We wstępie pani Anna Czerwińska-Rydel, bez której, jak wyznaje autorka, nie byłoby tej wspaniałej opowieści, pisze w ten sposób: „Dzieci potrzebują zanurzenia w innym świecie. Potrzebują odrobiny fantazji, ciekawych czasów, interesujących opowieści, nawet ze szczyptą magii. Autorka niniejszej opowieści poszukuje utraconego świata i odnajduje go wśród starych obrazów, mebli, filiżanek, porcelanowych figurek, srebrnych łyżeczek, a zwłaszcza rodzinnych fotografii, listów i strzępów rodzinnych wspomnień.” Lecz nie tylko. Na pierwszy rzut oka zwięzła, mieszcząca się na niecałych 125 stronach, które można przeczytać na głos w ciągu czterech wieczorów, co rzetelnie sprawdziliśmy z moją żoną, powieść ta ma tyle ukrytych sekretów, egzotycznych woni i prawdziwych skarbów, że można by nimi obdarzyć grubą 700-stronnicową księgę. By nie być gołosłownym wymienię tylko dwa z nich. Resztę doczytajcie sobie sami.
Pierwszy to wilki. Wizyta pani Julii we włościach dziadków Krzysia, państwa Lutniewskich, w Konarach, w środku zimy, zaczyna się od niespodziewanego ataku wilków na stajnię i owczarnię, udaremnionego przez pięcioro wspaniałych wyżłów. Kontratak myśliwskich psów pułkownika Lutniewskiego na stado wilków, znacznie liczniejsze, jest zaskakujący nawet dla samego ich pana. Nie jest to epizod przypadkowy. Przypatrzcie się, mili państwo, temu obrazowi Józefa Chełmońskiego Napad wilków: http://chelmonski.info.pl/?p=861
Przypomnijcie sobie wspaniały opis Zofii Kossak-Szczuckiej, w jej znakomitej Błogosławionej winie, zimowego polowania na hordy wilków, dosłownie setkami nawiedzającymi kodeńskie lasy. Jest to moim zdaniem jeden z najlepszych fragmentów polskiej literatury. Niebezpieczne acz zażyłe sąsiedztwo wilków i polskich ziemian i włościan jest rzeczywistością wielopoziomową, sugestywną, historyczną i razem moralną, o wielu znaczeniach. I takie ono jest w powieści pani Hanny. Dlatego, zbliżając się do Konar, do domu w którym wraz ze swoją przyjaciółką, spędzała letni czas swej młodości, pani Julia widzi: „rozłożysty dwór z ogromnym dachem, stojący na wysokiej podmurówce z ciosanych kamieni, ze ślicznym gankiem podtrzymywanym przez cztery kolumny. (…) Ucząc się wraz z Janisią Lutniewską u sióstr w Sacre Coeure, Julia każde letnie wakacje spędzała w Konarach. (...) Teraz – ciemniejący po zachodzie dwór, otulony zimowym krajobrazem, promieniejący ciepłym światłem okien zdawał się Julii najpięknięjszym i najbardziej chwytającym za serce widokiem, jaki napotkała w życiu. – Boże – westchnęła, ocierając łzy wzruszenia – To prawdziwy dom. Prawdziwy polski dom. Nie ma niczego lepszego i piękniejszego na świecie.”
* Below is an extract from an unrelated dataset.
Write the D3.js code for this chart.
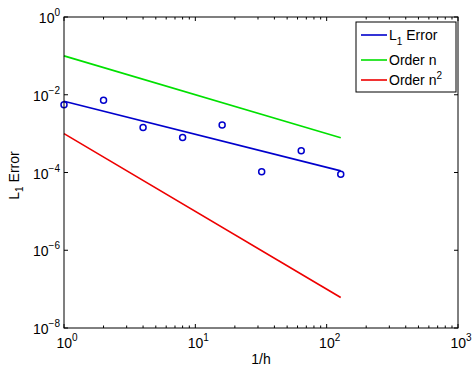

I to jest ten drugi skarb, którego obecność w powieści zdradzam państwu. Lecz tylko uchylając rąbek kurtyny.
No trudno, muszę, „bo się uduszę”, zdradzić również i trzeci skarb. Jest nim obecność Jana Matejki i jego mistrzowskiej sztuki. Ale to tyle. A tajemnic tam bez liku. Resztę trzeba zgłębić i posmakować samemu, samotrzeć, samoczwór, samopięć, czy jak tam Bóg darzy, ze swoimi bliskimi.